I have a baby. I have joined the sleep deprived, milestone marking, spit-up covered, diaper changing, clothes changing (mine and baby's) club. I no longer own a piece of clothing or blanket or carpet that has not been christened with baby spit-up. I have also developed a tolerance for spit up that leaves me shrugging off a non-pre-determined amount of spit up and going to work sporting its sour aroma. Poop does not faze me.
My living room floor is covered in baby toys, quilt and play mat. There is now a highchair and car seat that decorate a corner of living room.My freezer (and my mother's and in-law's) is full of milk and now home made baby food
I Am Mom.
I am learning to let go and prioritize. It might be two weeks before I get to run the vacuum through, but we have clean clothes every week and clean dishes to eat off of each day. Also, there is usually food. The neighbors will just have to deal with our lawn being longer than theirs and a tardy leaf pick up.

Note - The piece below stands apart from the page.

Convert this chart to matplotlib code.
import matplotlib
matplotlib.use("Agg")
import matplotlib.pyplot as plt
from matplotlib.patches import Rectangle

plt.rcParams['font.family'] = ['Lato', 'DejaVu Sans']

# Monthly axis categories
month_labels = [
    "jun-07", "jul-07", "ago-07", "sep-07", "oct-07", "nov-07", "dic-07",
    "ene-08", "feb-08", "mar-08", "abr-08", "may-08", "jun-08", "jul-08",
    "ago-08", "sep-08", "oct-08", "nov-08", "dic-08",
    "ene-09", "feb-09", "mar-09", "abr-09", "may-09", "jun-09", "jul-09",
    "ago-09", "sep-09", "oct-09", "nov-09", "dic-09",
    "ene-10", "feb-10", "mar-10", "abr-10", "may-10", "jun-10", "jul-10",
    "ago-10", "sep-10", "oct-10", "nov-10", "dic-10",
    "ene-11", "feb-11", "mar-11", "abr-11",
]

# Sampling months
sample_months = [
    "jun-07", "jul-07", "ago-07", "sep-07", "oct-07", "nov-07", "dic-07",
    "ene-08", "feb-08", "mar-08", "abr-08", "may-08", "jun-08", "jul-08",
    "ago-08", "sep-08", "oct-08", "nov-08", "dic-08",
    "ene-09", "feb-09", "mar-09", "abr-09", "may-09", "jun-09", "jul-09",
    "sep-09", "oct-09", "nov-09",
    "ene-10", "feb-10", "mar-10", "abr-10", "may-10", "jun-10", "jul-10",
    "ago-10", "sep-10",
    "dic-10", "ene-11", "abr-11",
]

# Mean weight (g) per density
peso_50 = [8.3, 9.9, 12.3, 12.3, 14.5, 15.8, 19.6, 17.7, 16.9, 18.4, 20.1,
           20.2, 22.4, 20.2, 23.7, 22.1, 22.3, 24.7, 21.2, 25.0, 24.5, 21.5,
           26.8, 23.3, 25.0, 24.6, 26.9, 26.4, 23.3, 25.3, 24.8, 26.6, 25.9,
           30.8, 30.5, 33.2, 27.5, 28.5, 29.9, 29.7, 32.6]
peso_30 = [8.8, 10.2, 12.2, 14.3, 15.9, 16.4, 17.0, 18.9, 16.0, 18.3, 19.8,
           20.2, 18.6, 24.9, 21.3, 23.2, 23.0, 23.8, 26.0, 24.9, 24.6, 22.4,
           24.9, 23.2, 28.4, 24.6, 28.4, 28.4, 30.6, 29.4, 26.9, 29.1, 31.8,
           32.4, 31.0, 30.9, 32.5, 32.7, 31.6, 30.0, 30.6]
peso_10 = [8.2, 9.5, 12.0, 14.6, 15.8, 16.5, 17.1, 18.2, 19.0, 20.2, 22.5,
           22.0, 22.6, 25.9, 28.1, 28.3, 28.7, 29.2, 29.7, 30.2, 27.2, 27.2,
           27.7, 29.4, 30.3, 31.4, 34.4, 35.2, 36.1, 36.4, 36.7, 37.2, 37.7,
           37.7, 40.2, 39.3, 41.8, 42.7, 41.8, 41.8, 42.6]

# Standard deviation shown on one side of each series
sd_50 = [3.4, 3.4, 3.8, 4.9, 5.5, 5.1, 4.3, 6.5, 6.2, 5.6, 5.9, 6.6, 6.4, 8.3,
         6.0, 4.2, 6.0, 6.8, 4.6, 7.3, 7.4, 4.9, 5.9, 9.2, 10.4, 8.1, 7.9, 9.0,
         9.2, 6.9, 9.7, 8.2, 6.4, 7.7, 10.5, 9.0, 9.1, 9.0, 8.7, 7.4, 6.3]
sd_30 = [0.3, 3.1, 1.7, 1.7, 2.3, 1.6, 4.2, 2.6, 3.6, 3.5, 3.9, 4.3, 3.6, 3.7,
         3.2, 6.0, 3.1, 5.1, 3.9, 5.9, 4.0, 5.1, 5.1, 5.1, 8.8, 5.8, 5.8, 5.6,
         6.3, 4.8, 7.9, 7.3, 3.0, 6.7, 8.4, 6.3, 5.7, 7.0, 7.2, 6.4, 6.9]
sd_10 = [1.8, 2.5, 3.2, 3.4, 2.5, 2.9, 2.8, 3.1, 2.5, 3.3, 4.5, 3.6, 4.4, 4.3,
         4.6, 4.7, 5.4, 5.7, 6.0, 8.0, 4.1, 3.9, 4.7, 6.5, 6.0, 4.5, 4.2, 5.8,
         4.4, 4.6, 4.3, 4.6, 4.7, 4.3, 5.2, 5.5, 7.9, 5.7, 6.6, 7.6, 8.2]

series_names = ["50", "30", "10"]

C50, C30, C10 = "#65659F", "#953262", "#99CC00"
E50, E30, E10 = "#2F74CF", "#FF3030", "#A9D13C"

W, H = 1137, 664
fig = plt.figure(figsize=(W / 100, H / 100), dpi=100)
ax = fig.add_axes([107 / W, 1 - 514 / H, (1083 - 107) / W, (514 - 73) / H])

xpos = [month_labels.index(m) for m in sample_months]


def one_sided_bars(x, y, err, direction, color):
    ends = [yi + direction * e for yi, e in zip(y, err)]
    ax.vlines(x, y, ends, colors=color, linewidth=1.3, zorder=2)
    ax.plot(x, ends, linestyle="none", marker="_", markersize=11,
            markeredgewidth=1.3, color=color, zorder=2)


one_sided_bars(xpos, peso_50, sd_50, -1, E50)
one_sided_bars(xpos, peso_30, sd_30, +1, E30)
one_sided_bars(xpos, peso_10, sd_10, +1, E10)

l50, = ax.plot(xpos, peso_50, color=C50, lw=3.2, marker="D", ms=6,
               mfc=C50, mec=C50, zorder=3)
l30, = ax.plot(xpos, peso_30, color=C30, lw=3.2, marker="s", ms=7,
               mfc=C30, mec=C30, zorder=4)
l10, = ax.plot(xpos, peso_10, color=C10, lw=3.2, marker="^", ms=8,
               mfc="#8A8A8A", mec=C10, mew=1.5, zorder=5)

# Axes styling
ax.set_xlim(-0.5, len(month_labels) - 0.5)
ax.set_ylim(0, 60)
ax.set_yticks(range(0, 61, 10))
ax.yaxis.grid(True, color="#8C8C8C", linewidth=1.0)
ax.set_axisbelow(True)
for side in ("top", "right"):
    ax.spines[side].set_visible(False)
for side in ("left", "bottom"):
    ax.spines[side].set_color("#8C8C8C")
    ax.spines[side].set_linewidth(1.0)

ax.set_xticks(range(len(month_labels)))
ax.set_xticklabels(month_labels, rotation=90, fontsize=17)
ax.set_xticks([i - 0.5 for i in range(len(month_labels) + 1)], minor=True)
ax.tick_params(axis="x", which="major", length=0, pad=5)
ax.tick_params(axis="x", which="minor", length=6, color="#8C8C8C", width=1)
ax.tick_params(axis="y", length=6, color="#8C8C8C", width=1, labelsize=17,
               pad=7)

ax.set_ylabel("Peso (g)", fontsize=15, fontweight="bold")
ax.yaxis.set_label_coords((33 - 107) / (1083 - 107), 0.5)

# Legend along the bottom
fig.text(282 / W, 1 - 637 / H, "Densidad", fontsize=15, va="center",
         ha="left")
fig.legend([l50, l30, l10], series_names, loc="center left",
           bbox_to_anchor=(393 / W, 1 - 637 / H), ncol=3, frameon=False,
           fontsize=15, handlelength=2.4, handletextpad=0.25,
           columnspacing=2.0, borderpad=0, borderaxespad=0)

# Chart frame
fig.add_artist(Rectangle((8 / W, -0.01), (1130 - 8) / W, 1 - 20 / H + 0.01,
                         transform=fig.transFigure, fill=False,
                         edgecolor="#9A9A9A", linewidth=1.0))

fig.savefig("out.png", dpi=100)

I am learning the value of teamwork and support. I would be lost if it
wasn't for the help I get from my friends and family. I have to fight
the urge to do it all. The fighting is getting tougher with Jackson
going through a mom phase. But then I feel my knees weaken; I feel as though I'm about to fall. Sometimes I have to relearn the value of breathing and knowing when to say "when".
I am learning. I am learning the need for patience beyond what I had
ever imagined. I am learning the value of sleep and how much that can
impact the amount of patience I have. I am also learning how well, or
not so well I can function with x number of hours of sleep. Also, family nap times are priceless.
I am also learning that I have no idea what I am doing.